There are two sets of factors that companies measure when evaluating job performance. Quantitative data, such as sales figures or success in meeting deadlines, can be measured fairly simply, but qualitative data, such as leadership skills and communication skills, is more difficult to measure. Most job performance evaluation methods are a company's attempts to measure this qualitative data in an organized way. Depending on an employee's duties and the nature of a particular company, employers may use different methods or a combination of methods to evaluate employees.
Employee performance evaluations began to occur around the time of World War II in response to the employee-driven zeitgeist of the time. Their original purpose was to consider salary and wage increases in an organized and methodical way, and salary considerations remain an important part of today's performance evaluations.
There is no federal or state law requiring that companies provide performance evaluations or mandating the content of those evaluations. Though many companies implement performance reviews and provide specific guidelines as to their use, they are not required to do so.
Employee performance evaluations are designed for two main purposes. First, they provide employees with the opportunity to have balanced feedback on their work, giving praise and suggestions for performance improvement. Second, employee performance evaluations are an opportunity for employees to share their career goals and considerations with managers, providing employers with insight into how a certain employee's career might progress.
There are several different types of job performance evaluations.
The most common are top-down job performance evaluations in which employees are evaluated by their direct supervisor. Some employees may have top-down evaluations from high-level supervisors as well as their immediate supervisor.
In peer-to-peer evaluations, workers evaluate their co-workers at the same level.
The 360-degree performance evaluation enlists feedback from all the people with whom the employee interacts, including his direct supervisor, co-workers, other departments, customers, vendors and staff.
Self-assessment reviews require an employee to rate his own job performance, usually against a list of provided criteria. These reviews are most frequently used in combination with another type of review.
Each type of evaluation has its pros and cons.
A person's immediate supervisor is usually the person with whom he works most closely, so top-down evaluations can often give an accurate picture of performance. However, because they rely on the input of one or two people, the evaluations may be skewed by the reviewer's personal biases toward or against certain characteristics. In larger companies or in companies where much of the work is independent, supervisors may not have close knowledge of an employee's work.

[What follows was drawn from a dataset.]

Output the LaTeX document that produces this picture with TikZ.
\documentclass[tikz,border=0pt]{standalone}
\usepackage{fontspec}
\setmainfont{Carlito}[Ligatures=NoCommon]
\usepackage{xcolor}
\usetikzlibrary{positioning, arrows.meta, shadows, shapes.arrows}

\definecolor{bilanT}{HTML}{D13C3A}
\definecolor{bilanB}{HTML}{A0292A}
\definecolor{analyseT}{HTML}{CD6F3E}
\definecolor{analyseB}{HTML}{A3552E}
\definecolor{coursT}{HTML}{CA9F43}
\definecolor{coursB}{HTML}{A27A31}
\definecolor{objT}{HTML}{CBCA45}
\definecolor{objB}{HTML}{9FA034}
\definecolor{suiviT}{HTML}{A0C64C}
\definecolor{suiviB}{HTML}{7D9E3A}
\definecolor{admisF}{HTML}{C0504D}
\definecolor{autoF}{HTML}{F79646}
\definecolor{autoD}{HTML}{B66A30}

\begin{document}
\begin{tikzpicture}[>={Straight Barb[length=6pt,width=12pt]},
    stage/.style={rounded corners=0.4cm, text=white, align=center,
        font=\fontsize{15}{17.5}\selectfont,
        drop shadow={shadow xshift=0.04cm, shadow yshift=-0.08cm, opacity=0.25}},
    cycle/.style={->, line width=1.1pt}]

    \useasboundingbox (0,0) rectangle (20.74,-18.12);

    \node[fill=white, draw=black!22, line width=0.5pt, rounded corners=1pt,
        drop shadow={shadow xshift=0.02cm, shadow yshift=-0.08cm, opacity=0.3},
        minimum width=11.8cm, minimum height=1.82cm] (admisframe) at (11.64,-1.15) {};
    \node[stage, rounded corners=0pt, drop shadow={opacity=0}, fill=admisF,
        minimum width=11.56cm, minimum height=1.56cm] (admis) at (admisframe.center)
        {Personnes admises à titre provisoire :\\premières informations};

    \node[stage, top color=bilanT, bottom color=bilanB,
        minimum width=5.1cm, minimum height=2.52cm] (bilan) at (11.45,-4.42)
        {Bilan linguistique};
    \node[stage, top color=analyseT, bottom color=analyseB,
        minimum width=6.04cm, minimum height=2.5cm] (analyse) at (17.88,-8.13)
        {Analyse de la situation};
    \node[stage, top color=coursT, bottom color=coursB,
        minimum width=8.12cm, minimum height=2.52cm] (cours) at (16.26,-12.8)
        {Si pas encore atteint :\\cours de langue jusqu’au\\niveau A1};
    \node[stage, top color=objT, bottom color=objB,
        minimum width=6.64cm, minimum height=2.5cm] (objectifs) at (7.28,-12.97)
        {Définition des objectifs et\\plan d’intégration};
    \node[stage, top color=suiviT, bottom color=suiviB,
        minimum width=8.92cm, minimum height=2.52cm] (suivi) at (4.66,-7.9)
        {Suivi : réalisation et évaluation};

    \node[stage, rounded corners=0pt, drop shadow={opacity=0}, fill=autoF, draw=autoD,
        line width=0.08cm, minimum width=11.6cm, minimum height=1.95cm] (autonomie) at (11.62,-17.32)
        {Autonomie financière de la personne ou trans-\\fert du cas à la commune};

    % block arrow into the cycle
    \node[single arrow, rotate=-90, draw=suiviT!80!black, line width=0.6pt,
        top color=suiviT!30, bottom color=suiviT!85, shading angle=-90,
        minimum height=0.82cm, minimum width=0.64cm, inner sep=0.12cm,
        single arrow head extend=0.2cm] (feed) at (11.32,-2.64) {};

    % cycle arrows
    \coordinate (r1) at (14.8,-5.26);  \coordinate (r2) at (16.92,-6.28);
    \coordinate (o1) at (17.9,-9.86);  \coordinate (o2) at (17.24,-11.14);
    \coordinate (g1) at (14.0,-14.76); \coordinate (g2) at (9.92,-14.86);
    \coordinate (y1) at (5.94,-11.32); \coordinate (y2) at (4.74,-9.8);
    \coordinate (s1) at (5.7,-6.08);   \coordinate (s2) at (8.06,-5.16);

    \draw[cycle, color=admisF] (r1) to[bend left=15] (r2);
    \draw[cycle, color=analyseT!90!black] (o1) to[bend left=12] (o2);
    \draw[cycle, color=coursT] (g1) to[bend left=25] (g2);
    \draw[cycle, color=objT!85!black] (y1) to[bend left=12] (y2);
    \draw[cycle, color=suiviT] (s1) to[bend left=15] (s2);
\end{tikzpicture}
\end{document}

Peer-to-peer evaluations work best in team-driven environments where co-workers work closely together. Often, team members are the best people to evaluate their co-workers' efforts and success. Peer-to-peer evaluations should be used carefully, however, since in certain environments, they can cause office drama.
The 360-degree performance evaluation is perhaps the most well-rounded look at an employee because it draws on so many sources. However, these reviews may violate an employee's privacy since they call on sources outside the company to evaluate an employee's performance. In situations where a manager is being reviewed, the appraisals from his staff may be skewed by concerns about making managerial complaints.
Self-assessment reviews are a good way to see how an employee feels about the work he is doing. Often, they point toward growth opportunities for a particular employee. Because leadership feedback is an important part of employee morale, they are best used in conjunction with another type of review.
Because employee performance reviews are often based on subjective criteria, it's important for companies to have clear, universally applied criteria in place for their evaluations. When evaluation methods aren't clear, there is the potential for lawsuits.